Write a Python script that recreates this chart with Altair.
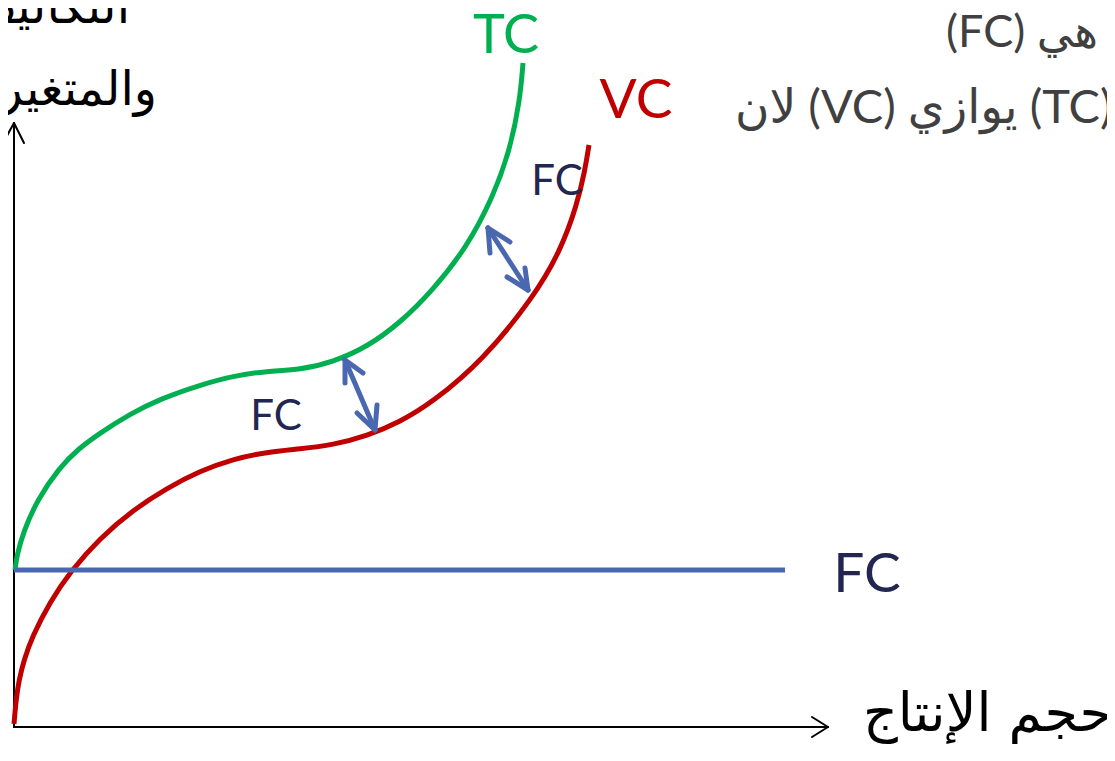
import altair as alt
import pandas as pd

# ---- data (x = output quantity, y = cost) ----
tc_q = [0.1, 0.3, 0.9, 2.3, 4.6, 6.3, 8.6, 11.6, 14.6, 18.6, 21.9, 25.3, 28.6,
        31.9, 35.3, 38.6, 41.9, 45.3, 47.9, 49.6, 50.6, 50.9]
tc_c = [15.7, 17.2, 19.4, 22.7, 26.0, 27.7, 29.4, 31.3, 32.8, 34.2, 35.1, 35.6, 35.7,
        36.5, 38.0, 40.4, 43.7, 48.0, 53.0, 57.7, 62.7, 66.4]

vc_q = [0.0, 0.2, 0.5, 1.0, 1.8, 3.6, 5.6, 8.6, 11.9, 15.3, 18.6, 21.9, 25.3, 28.6,
        31.9, 35.3, 38.6, 41.9, 46.9, 51.9, 54.6, 56.3, 57.1, 57.5]
vc_c = [0.3, 2.7, 4.7, 6.7, 9.0, 12.5, 15.5, 18.9, 21.7, 23.9, 25.6, 26.8, 27.5, 27.8,
        28.2, 29.1, 30.5, 32.5, 36.7, 42.9, 47.5, 52.2, 55.7, 58.2]

fc_q = [0.0, 77.1]
fc_c = [15.7, 15.7]

# axis lines with open arrow heads: (x1, y1, x2, y2)
axis_segs = [
    (0.0, 0.0, 0.0, 60.4), (0.0, 60.4, -1.1, 58.4), (0.0, 60.4, 1.0, 58.4),
    (0.0, 0.0, 81.4, 0.0), (81.4, 0.0, 79.8, 1.0), (81.4, 0.0, 79.8, -1.0),
]
# double-headed FC arrows between TC and VC
arrow_segs = [
    (33.1, 36.7, 36.1, 29.7), (33.1, 36.7, 33.1, 34.4), (33.1, 36.7, 34.9, 35.4),
    (36.1, 29.7, 34.3, 31.4), (36.1, 29.7, 36.3, 32.2),
    (47.4, 49.9, 51.4, 43.7), (47.4, 49.9, 47.6, 47.4), (47.4, 49.9, 49.6, 48.5),
    (51.4, 43.7, 49.3, 45.0), (51.4, 43.7, 51.1, 45.9),
]

lbl_tc = [("TC", 49.2, 67.4)]
lbl_vc = [("VC", 62.2, 60.9)]
lbl_fc_big = [("FC", 85.3, 13.5)]
lbl_fc_small = [("FC", 26.2, 29.7), ("FC", 54.3, 53.2)]
lbl_axis_y = [("التكاليف", 11.6, 70.4), ("والمتغير", 14.3, 62.2)]
lbl_axis_x = [("حجم الإنتاج", 84.9, -0.4)]
note_right = [("(FC) هي", 108.4, 68.0)]
note_left = [("لان (VC) يوازي (TC)", 72.1, 60.4)]

# ---- chart ----
xs = alt.Scale(domain=[-0.6, 109.3], nice=False, zero=False)
ys = alt.Scale(domain=[-2.6, 71.9], nice=False, zero=False)


def curve(q, c, color, interp):
    df = pd.DataFrame({"q": q, "c": c})
    return alt.Chart(df).mark_line(color=color, strokeWidth=5, interpolate=interp).encode(
        x=alt.X("q:Q", scale=xs, axis=None),
        y=alt.Y("c:Q", scale=ys, axis=None),
    )


def segs(rows, color, width):
    df = pd.DataFrame(rows, columns=["q1", "c1", "q2", "c2"])
    return alt.Chart(df).mark_rule(color=color, strokeWidth=width, strokeCap="round").encode(
        x=alt.X("q1:Q", scale=xs, axis=None),
        y=alt.Y("c1:Q", scale=ys, axis=None),
        x2="q2:Q",
        y2="c2:Q",
    )


def label(items, color, size, font, align):
    df = pd.DataFrame(items, columns=["t", "q", "c"])
    return alt.Chart(df).mark_text(
        color=color, fontSize=size, font=font, align=align, baseline="alphabetic"
    ).encode(
        x=alt.X("q:Q", scale=xs, axis=None),
        y=alt.Y("c:Q", scale=ys, axis=None),
        text="t:N",
    )


GREEN = "#00b050"
RED = "#c00000"
BLUE = "#4a68b0"
NAVY = "#232650"

chart = alt.layer(
    segs(axis_segs, "black", 2),
    curve(tc_q, tc_c, GREEN, "basis"),
    curve(vc_q, vc_c, RED, "basis"),
    curve(fc_q, fc_c, BLUE, "linear"),
    segs(arrow_segs, BLUE, 5),
    label(lbl_tc, GREEN, 54, "Lato", "center"),
    label(lbl_vc, RED, 55, "Lato", "center"),
    label(lbl_fc_big, NAVY, 55, "Lato", "center"),
    label(lbl_fc_small, NAVY, 42, "Lato", "center"),
    label(lbl_axis_y, "black", 48, "DejaVu Sans", "right"),
    label(lbl_axis_x, "black", 54, "DejaVu Sans", "left"),
    label(note_right, "#404040", 45, "Lato, DejaVu Sans", "right"),
    label(note_left, "#404040", 47, "Lato, DejaVu Sans", "left"),
).properties(
    width=1099,
    height=745,
    padding=0,
    autosize=alt.AutoSizeParams(type="none"),
    background="white",
).configure_view(stroke=None)

chart.save("out.html", embed_options={"renderer": "svg", "actions": False})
----
Exercise aim:
Check each line above for the word "with", and copy the lines where it appears.

Final result:
Write a Python script that recreates this chart with Altair.
# axis lines with open arrow heads: (x1, y1, x2, y2)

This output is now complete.